Mensonges en politique : une fake news pour un royaume

Dans la nuit du 15 au 16 octobre 1959, François Mitterrand est victime d’un attentat... dans lequel son rôle est remis en question © AFP via Getty Images
Alice Kriescher Journaliste

Ce dimanche à 21h05 sur France 5, avec le documentaire «Mensonges en politique», Patrick Cohen décortique les plus grands mensonges politiques de notre histoire, en compagnie de protagonistes qui ont vécu ces situations de l’intérieur.

On le sait depuis le plus jeune âge : mentir est un vilain défaut. Mais, lorsque l’on est un élu politique, dissimuler la vérité prend une autre dimension et peut faire vaciller une démocratie. Tour d’horizon de quelques-uns des mensonges marquants de notre histoire moderne.

Répétition générale

À la guerre, tous les coups sont permis ? En tout cas, pour la justifier, visiblement, oui ! Le 31 août 1939, un groupe de soldats, apparemment polonais, attaque l’émetteur radio de la petite ville allemande de Gliwice, tout près de la frontière entre les deux pays. Le jour suivant, dès 6 heures du matin, toutes les radios de Pologne l’annoncent : en guise de riposte après l’incident de Gliwice, l’armée allemande vient d’envahir le pays, plongeant, de ce fait, l’Europe dans la Seconde Guerre mondiale. En réalité, début août, l’agression a été entièrement orchestrée par Himmler afin de donner à Hitler un prétexte pour marcher sur la Pologne et plonger notre monde dans l’un de ses pires conflits.

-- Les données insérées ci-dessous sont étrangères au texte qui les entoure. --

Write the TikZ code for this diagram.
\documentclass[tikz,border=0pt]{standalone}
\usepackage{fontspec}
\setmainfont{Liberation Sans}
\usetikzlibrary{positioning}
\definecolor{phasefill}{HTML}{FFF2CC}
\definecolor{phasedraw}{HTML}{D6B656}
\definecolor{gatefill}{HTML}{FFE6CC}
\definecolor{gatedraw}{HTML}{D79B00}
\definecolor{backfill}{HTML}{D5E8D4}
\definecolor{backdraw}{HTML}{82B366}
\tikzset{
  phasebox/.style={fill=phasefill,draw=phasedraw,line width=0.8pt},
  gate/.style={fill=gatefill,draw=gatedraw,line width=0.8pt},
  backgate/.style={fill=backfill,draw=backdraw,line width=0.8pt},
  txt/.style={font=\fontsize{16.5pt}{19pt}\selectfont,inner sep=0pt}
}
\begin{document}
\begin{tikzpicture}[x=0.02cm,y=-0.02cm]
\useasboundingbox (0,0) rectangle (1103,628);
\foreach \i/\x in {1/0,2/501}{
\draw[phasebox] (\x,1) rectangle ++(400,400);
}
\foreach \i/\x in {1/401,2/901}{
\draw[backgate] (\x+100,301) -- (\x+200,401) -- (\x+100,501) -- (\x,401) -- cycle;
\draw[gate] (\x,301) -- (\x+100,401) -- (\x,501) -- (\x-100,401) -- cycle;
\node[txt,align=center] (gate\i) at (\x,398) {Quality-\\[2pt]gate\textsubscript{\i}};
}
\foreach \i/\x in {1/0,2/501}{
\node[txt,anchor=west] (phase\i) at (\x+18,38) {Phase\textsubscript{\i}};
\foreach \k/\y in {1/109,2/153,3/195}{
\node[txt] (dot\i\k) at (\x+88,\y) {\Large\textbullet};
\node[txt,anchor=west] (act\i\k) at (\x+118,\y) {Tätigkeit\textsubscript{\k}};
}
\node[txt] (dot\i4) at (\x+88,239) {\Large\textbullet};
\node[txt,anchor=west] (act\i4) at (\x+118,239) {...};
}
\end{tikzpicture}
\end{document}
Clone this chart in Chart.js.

Un attentat, deux versions

France, 1959. François Mitterrand est sénateur et, en pleine guerre d’Algérie, la France est plongée dans un climat tendu. Le 16 octobre, un commando tire à la mitraillette sur la voiture de Mitterrand, il s’extirpe de son véhicule, se réfugie dans le Jardin de l’Observatoire et en réchappe. L’homme, grâce à son sang-froid, gagne alors en popularité. Quelques jours plus tard, patatras, Robert Pesquet, militant de l’Algérie Française, accuse Mitterrand d’avoir organisé l’attentat, avec son aide, pour séduire l’opinion publique. La tendance s’inverse, le sénateur devient la risée de la presse, son immunité parlementaire est levée, une enquête pour outrage à magistrat ouverte et Mitterrand est inculpé… Certains de ses amis le disent proche du suicide. Si François Mitterrand reconnaît avoir rencontré Pesquet peu avant l’attentat, ce fut, selon lui, uniquement pour recevoir des avertissements sur une possible attaque, mais en rien pour la monter de toutes pièces. Jusqu’à sa mort, Robert Pesquet soutiendra le contraire, s’embourbant souvent dans des versions contradictoires lui faisant perdre en crédibilité.

Mensonge du siècle

Certains mensonges n’engagent que la carrière ou la réputation de celui qui les profère, d’autres mettent en péril toute une société. C’est le cas des nombreuses contrevérités répétées par George W. Bush pour justifier sa guerre «préventive» en Irak, il y a plus de vingt ans. Un homme et un événement symbolisent les élucubrations américaines à ce sujet : le discours de Colin Powell (1937-2021), alors secrétaire d’État, à la tribune de l’Onu le 5 février 2003. Ce jour-là, l’homme tente de justifier l’intervention militaire américaine qui vient d’être lancée sur le sol irakien, allant même jusqu’à brandir une fiole d’anthrax, maladie infectieuse très grave, affirmant que l’Irak développe la substance comme arme de guerre. «Ce sont des faits et des conclusions fondées sur des renseignements solides», assène Powell avec force. Il n’en est rien. La guerre aura lieu, sans approbation de l’Onu, faisant des centaines de milliers de morts en Irak. En 2008, Bush regrettera seulement la «défaillance du renseignement». Quant à Colin Powell, dans un entretien accordé à L’Obs en 2013, il affirmera avoir été dupé : «J’ai découvert qu’un grand nombre d’informations que l’on m’avait fournies étaient inexactes. Ce n’était pas un mensonge délibéré de ma part. Je croyais à ce que je disais.»

Contrat de confiance

Le 2 juillet dernier, le pays de Galles a adopté une loi visant à criminaliser le mensonge en politique, devenant le premier État au monde à être en mesure de punir les politiciens pour un tel fait. Concrètement, tout «parlementaire ou candidat au Senedd (ndlr : le parlement gallois) reconnu coupable, par une procédure judiciaire indépendante, de tromperie délibérée pourra se voir disqualifié».

Champion toute catégorie

Des «Fact-checkers», comprenez des «vérificateurs de faits», ont compilé les mensonges avérés et approximations de Donald Trump pour en tirer une statistique : au cours de son mandat, entre 2017 et 2021, il aurait menti 30.573 fois.